Compiler Performance

Quick Recommendations

Regardless of compiler, at a minimum we recommend having the numbers of ports and numbers of threads match as a minimum, so 4 threads when processing 4 ports of data.

If using GCC, we recommend matching the number of threads to the number of inputs ports of data.

If using Clang, we recommend using the number of threads available in the execution NUMA node when no other processing is taking place. Otherwise, we recommend using twice as many threads as ports of data are being processed.

Overview

While we aim to support the most popular compilers, we have noted that there is a significant performance delta in the library when compared the runtime performance of some GCC compiled artefacts and LLVM compiled artefacts, which is traced primarily down to the performance of their respective OpenMP implementations.

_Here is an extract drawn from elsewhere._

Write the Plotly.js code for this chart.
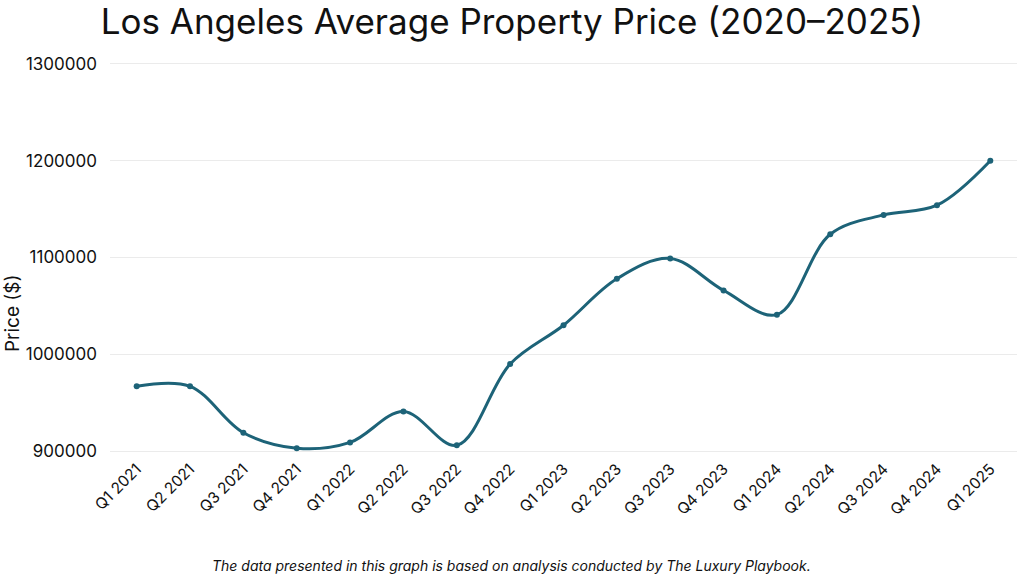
<!DOCTYPE html>
<html>
<head>
<meta charset="utf-8">
<script src="https://cdn.plot.ly/plotly-3.0.1.min.js"></script>
<style>html,body{margin:0;padding:0;background:#fff;}#chart{width:1024px;height:576px;}</style>
</head>
<body>
<div id="chart"></div>
<script>
const quarters = ["Q1 2021","Q2 2021","Q3 2021","Q4 2021","Q1 2022","Q2 2022","Q3 2022","Q4 2022","Q1 2023","Q2 2023","Q3 2023","Q4 2023","Q1 2024","Q2 2024","Q3 2024","Q4 2024","Q1 2025"];
const prices = [967000, 967000, 919000, 903000, 909000, 941000, 906000, 990000, 1030000, 1078000, 1099000, 1066000, 1041000, 1124000, 1144000, 1154000, 1200000];
const yTicks = [900000, 1000000, 1100000, 1200000, 1300000];

const font = "Inter, 'Open Sans', sans-serif";
const trace = {
  x: quarters, y: prices, type: "scatter", mode: "lines+markers",
  line: {shape: "spline", smoothing: 1, color: "#1d6378", width: 3},
  marker: {color: "#1d6378", size: 6},
  hoverinfo: "x+y"
};
const layout = {
  width: 1024, height: 576,
  margin: {l: 110, r: 7, t: 59, b: 120},
  paper_bgcolor: "#ffffff", plot_bgcolor: "#ffffff",
  title: {text: "Los Angeles Average Property Price (2020–2025)", font: {family: font, size: 35, color: "#111"}, x: 0.5, xanchor: "center", y: 0.962, yanchor: "middle"},
  showlegend: false,
  xaxis: {type: "category", range: [-0.5, 16.5], tickangle: -45, showgrid: false, zeroline: false, showline: false,
    tickfont: {family: font, size: 15.5, color: "#111"}, ticks: ""},
  yaxis: {range: [895000, 1305000], tickvals: yTicks, ticktext: yTicks.map(String), showgrid: true, gridcolor: "#ebebeb", zeroline: false, showline: false,
    tickfont: {family: font, size: 17, color: "#111"}, ticks: "", ticklabelstandoff: 12},
  annotations: [
    {text: "Price ($)", textangle: -90, xref: "paper", yref: "paper", x: -0.108, y: 0.36, xanchor: "center", yanchor: "middle", showarrow: false, font: {family: font, size: 19, color: "#111"}},
    {text: "<i>The data presented in this graph is based on analysis conducted by The Luxury Playbook.</i>", xref: "paper", yref: "paper", x: 0.443, y: -0.277, xanchor: "center", yanchor: "middle", showarrow: false, font: {family: font, size: 14, color: "#111"}}
  ]
};
Plotly.newPlot("chart", [trace], layout, {displayModeBar: false});
</script>
</body>
</html>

To accelerate the data reforming process, we use both parallel for loops and tasks in order to offload work across multiple threads in a thread-safe manner. While the performance of the parallel for loops does not seem to have a significant difference between the two compilers, OpenMP task calls are found to have a performance ceiling on GCC that are lower than that of LLVM, and show significant slowdown as more threads are made available at runtime.

Observed performance

The following tests were performed with GCC 10.3.0 and Clang 12.0.0 on Ubuntu 22.04 on an Intel Xeon Gold 6130 CPU @ 2.10GHz (16 core, 32 thread). We generated multiple different types of outputs for a 60-second observation, with the command

lofar_udp_extractor -i ../20230418181951B0834+06/udp_1613[[port]].ucc1.2023-04-18T18\:20\:00.000.zst -p ${procmode} -o ./debug_[[idx]] -T ${threads} | tee ${compiler}_T${threads}_${procmode}

Testing both compilers for 1, 2, 4, 8, 16 and 32 threads both with OpenMP tasks enabled and disabled, we generate the following figure of execution speed (this is only the compute step, no I/O):

While the absolute values will change machine-to-machine (we are typically limited by the available memory bandwidth at high thread counts), the inability for GCC to scale to higher core counts without having performance regressions has been observed on 3 different high-core-count machines. While some processing modes do not show the same scaling behaviour, it is present in the majority of the Stokes outputs. Consequently, we recommend the use of the LLVM ecosystem for compiling this library.